Dataset excerpt:

○ ○ ○

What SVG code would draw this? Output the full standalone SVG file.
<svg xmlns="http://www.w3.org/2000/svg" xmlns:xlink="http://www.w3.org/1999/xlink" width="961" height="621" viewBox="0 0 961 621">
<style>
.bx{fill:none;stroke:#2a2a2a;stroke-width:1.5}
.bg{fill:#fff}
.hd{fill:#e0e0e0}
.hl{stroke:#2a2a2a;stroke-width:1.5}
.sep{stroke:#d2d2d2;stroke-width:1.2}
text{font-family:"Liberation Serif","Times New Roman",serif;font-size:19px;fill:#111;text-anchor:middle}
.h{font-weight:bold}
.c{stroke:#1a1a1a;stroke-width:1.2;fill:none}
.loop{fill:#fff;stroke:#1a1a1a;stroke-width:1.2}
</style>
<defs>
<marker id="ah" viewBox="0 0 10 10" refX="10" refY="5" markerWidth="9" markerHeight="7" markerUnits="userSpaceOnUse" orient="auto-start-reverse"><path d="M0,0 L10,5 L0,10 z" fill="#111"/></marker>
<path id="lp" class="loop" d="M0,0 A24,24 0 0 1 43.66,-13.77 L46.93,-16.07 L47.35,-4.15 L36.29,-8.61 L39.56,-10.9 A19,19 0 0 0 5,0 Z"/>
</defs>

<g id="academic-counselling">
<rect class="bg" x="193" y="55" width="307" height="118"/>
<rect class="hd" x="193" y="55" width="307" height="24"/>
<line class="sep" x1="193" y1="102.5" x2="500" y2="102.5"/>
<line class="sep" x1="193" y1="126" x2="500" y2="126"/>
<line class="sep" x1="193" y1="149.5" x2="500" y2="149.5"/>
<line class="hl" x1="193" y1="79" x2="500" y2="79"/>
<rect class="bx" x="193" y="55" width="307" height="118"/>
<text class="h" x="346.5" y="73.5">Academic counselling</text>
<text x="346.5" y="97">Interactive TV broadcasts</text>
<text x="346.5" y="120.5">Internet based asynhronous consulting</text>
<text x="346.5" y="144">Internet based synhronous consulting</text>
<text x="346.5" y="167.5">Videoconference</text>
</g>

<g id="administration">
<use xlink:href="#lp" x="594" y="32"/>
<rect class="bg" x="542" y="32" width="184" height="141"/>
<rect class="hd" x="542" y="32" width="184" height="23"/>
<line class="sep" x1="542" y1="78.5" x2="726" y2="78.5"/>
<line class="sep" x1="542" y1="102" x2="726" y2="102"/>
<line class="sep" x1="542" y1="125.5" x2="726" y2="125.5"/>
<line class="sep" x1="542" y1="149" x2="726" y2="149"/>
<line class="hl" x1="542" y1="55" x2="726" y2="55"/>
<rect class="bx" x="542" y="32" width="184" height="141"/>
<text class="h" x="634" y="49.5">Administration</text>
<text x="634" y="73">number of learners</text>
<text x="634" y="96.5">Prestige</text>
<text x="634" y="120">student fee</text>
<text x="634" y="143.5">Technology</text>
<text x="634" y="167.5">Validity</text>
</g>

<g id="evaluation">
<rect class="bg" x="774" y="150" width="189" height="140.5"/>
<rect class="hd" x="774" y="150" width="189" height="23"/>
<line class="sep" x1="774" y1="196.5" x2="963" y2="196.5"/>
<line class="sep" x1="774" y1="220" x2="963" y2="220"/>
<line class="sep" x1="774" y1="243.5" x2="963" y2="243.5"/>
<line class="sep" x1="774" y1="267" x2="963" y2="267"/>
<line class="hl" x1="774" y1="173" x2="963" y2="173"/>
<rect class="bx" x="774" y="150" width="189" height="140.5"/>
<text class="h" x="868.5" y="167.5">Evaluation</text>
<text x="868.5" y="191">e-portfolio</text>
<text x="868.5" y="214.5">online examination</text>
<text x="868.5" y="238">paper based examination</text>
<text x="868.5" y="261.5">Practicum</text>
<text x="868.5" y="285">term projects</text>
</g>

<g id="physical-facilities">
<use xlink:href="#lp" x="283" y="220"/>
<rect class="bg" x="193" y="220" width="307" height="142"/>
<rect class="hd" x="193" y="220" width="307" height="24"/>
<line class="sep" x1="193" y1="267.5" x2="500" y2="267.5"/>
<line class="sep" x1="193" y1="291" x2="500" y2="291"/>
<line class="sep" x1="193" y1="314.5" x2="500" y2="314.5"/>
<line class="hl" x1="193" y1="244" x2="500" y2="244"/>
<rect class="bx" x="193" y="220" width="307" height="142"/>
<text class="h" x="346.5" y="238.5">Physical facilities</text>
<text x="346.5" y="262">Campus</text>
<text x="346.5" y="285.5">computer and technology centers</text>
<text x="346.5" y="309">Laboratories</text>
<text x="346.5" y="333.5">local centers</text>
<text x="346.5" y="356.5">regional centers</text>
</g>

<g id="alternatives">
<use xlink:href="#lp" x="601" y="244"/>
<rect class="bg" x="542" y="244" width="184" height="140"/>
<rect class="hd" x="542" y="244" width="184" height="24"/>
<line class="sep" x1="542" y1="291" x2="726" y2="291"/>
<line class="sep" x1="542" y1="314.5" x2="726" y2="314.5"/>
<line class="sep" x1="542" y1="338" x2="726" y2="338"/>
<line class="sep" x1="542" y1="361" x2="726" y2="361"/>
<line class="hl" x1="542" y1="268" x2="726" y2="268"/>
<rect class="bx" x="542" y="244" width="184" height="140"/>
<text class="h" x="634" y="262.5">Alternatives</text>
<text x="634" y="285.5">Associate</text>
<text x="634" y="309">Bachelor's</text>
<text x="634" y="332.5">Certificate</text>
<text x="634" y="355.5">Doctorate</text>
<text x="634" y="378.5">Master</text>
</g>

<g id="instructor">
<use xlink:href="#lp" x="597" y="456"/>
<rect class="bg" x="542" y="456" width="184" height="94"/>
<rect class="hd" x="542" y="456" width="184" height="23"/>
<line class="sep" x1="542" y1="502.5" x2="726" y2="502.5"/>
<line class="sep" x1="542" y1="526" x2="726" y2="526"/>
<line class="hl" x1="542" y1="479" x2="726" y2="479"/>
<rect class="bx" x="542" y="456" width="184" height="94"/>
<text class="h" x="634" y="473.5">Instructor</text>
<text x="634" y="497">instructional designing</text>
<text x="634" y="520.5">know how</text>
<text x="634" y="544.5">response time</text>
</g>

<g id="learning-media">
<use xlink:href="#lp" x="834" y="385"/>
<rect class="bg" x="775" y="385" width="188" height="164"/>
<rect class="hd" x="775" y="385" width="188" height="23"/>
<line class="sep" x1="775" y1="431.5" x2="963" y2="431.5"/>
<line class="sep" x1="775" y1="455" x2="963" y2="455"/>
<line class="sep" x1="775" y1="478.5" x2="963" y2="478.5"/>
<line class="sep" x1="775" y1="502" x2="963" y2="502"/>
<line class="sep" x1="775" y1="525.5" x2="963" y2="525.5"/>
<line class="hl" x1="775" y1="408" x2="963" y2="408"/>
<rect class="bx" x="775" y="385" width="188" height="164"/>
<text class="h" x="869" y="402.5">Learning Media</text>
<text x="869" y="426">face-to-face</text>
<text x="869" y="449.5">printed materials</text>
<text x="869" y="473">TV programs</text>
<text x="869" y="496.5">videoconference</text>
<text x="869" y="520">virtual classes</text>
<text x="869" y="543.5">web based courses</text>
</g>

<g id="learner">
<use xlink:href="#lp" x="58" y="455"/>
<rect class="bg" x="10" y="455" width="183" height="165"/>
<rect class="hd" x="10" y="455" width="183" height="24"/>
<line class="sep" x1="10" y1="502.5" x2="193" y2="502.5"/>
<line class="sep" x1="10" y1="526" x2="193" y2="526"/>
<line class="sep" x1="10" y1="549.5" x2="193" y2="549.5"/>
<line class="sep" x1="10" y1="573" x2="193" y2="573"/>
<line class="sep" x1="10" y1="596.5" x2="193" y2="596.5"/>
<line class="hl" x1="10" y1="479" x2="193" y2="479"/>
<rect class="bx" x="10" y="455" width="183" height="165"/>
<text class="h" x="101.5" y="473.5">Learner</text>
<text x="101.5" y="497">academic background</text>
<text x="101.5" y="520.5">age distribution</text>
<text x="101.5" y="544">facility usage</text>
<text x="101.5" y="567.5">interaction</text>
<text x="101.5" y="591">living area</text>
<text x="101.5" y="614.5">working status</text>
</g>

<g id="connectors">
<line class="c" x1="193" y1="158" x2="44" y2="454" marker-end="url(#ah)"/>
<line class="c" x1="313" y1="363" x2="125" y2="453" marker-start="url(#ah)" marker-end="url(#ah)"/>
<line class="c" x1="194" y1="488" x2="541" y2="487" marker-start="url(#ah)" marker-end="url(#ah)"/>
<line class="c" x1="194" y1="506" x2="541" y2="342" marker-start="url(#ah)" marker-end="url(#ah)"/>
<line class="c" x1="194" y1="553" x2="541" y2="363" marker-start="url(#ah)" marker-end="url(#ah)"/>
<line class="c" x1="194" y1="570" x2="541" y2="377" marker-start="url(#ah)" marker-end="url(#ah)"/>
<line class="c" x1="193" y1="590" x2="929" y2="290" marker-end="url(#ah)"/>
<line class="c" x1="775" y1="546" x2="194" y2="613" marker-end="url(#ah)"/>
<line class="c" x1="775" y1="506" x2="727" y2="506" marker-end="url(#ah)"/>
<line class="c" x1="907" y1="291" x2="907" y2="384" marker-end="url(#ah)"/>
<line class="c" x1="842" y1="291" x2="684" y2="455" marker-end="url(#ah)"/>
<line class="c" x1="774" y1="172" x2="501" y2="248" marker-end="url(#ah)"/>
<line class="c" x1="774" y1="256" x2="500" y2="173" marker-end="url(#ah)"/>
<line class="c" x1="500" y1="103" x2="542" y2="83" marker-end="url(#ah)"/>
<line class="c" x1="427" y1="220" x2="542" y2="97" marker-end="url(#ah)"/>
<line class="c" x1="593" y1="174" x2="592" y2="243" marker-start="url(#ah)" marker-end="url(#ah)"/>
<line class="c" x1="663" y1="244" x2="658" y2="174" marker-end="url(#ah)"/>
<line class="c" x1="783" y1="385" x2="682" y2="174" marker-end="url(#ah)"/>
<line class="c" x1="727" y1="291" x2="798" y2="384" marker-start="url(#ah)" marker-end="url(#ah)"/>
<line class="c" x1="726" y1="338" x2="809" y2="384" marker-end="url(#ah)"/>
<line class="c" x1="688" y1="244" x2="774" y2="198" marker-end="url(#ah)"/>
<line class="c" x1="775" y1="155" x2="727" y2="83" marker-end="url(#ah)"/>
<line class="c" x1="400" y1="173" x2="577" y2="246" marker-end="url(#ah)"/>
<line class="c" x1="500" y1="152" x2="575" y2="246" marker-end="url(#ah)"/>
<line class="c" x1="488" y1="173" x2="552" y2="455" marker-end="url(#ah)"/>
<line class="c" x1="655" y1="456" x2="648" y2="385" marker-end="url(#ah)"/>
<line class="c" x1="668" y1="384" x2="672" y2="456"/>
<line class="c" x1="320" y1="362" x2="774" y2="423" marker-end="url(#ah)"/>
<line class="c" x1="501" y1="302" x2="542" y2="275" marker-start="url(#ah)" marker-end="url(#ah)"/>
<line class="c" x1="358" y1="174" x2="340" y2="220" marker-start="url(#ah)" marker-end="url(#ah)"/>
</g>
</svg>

○ ○ ○

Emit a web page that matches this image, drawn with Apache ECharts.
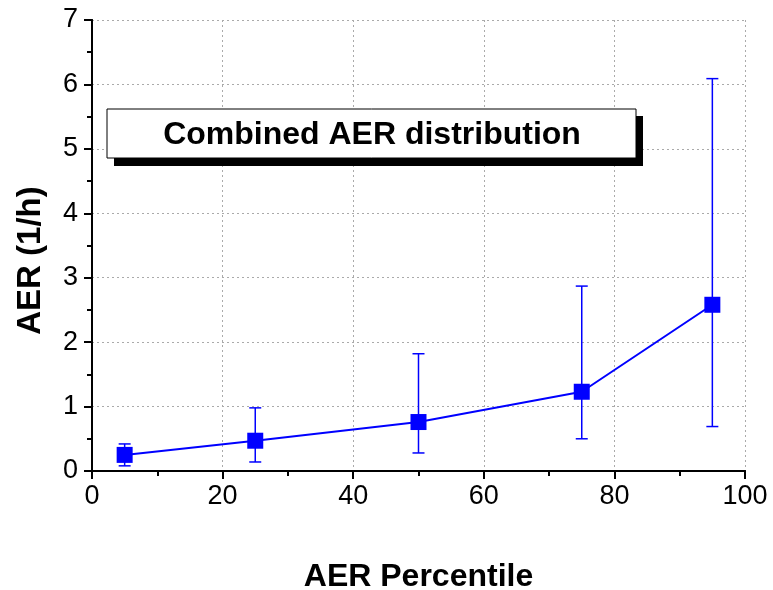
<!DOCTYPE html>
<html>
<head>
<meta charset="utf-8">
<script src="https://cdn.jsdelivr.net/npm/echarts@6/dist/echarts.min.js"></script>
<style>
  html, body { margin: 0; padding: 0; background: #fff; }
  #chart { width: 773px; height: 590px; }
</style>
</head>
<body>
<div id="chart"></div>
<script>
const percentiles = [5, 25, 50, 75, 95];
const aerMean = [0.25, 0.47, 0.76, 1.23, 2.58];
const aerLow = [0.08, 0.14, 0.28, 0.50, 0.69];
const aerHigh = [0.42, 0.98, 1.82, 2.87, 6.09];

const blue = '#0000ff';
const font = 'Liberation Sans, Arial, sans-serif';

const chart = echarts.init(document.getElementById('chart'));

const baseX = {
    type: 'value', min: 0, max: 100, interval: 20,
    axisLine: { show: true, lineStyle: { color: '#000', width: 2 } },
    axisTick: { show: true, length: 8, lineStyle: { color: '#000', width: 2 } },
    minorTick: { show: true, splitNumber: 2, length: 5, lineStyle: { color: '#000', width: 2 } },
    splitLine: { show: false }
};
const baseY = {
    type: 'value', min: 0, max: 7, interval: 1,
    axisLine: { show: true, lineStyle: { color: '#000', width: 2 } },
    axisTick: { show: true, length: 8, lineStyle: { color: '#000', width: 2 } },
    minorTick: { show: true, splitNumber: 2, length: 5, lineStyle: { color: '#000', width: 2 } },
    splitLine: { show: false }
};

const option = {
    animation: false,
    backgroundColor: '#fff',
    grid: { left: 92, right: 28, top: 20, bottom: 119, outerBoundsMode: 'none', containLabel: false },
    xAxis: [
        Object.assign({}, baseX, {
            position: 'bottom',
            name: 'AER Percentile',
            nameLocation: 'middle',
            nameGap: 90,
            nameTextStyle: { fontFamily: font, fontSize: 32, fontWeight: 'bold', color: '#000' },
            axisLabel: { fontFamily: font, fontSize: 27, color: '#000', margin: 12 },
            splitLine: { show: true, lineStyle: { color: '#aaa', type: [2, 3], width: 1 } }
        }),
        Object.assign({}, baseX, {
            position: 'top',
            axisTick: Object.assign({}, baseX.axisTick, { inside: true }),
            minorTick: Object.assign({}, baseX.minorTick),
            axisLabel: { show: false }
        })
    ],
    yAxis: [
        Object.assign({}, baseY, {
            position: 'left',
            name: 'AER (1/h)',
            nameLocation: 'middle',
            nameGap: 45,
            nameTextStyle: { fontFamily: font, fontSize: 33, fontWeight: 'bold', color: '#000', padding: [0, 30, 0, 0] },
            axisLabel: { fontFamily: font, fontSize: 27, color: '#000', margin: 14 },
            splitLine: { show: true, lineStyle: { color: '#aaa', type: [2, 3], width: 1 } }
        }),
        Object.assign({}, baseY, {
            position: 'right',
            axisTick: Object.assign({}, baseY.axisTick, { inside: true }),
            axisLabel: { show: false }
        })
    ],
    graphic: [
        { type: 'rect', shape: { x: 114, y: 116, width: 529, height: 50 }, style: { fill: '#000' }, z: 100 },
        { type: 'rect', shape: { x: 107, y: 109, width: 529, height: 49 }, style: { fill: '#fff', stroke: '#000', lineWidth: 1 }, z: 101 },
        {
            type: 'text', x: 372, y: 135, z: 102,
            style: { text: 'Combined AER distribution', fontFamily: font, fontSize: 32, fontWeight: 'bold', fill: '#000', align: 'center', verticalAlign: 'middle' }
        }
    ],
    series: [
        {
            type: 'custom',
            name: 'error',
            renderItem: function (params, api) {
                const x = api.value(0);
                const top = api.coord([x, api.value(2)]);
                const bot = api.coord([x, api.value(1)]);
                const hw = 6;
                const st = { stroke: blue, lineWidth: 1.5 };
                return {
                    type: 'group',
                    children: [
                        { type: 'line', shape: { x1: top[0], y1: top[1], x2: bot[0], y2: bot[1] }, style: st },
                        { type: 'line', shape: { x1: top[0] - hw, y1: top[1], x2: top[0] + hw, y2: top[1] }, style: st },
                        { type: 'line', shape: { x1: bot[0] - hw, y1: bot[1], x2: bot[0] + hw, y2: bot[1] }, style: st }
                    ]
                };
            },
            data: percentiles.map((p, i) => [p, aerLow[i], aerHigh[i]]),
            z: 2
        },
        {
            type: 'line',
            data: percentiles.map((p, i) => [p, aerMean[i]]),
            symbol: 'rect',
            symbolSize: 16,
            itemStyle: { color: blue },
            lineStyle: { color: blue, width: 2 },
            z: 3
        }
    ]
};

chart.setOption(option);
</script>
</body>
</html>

○ ○ ○

Among the records above, locate the line containing "Emit a web page" and the line containing "const chart = echarts.init(document.getElementById('chart'));", then transcribe exactly the lines starting at the first and ending at the second, with no pictures.

Emit a web page that matches this image, drawn with Apache ECharts.
<!DOCTYPE html>
<html>
<head>
<meta charset="utf-8">
<script src="https://cdn.jsdelivr.net/npm/echarts@6/dist/echarts.min.js"></script>
<style>
  html, body { margin: 0; padding: 0; background: #fff; }
  #chart { width: 773px; height: 590px; }
</style>
</head>
<body>
<div id="chart"></div>
<script>
const percentiles = [5, 25, 50, 75, 95];
const aerMean = [0.25, 0.47, 0.76, 1.23, 2.58];
const aerLow = [0.08, 0.14, 0.28, 0.50, 0.69];
const aerHigh = [0.42, 0.98, 1.82, 2.87, 6.09];

const blue = '#0000ff';
const font = 'Liberation Sans, Arial, sans-serif';

const chart = echarts.init(document.getElementById('chart'));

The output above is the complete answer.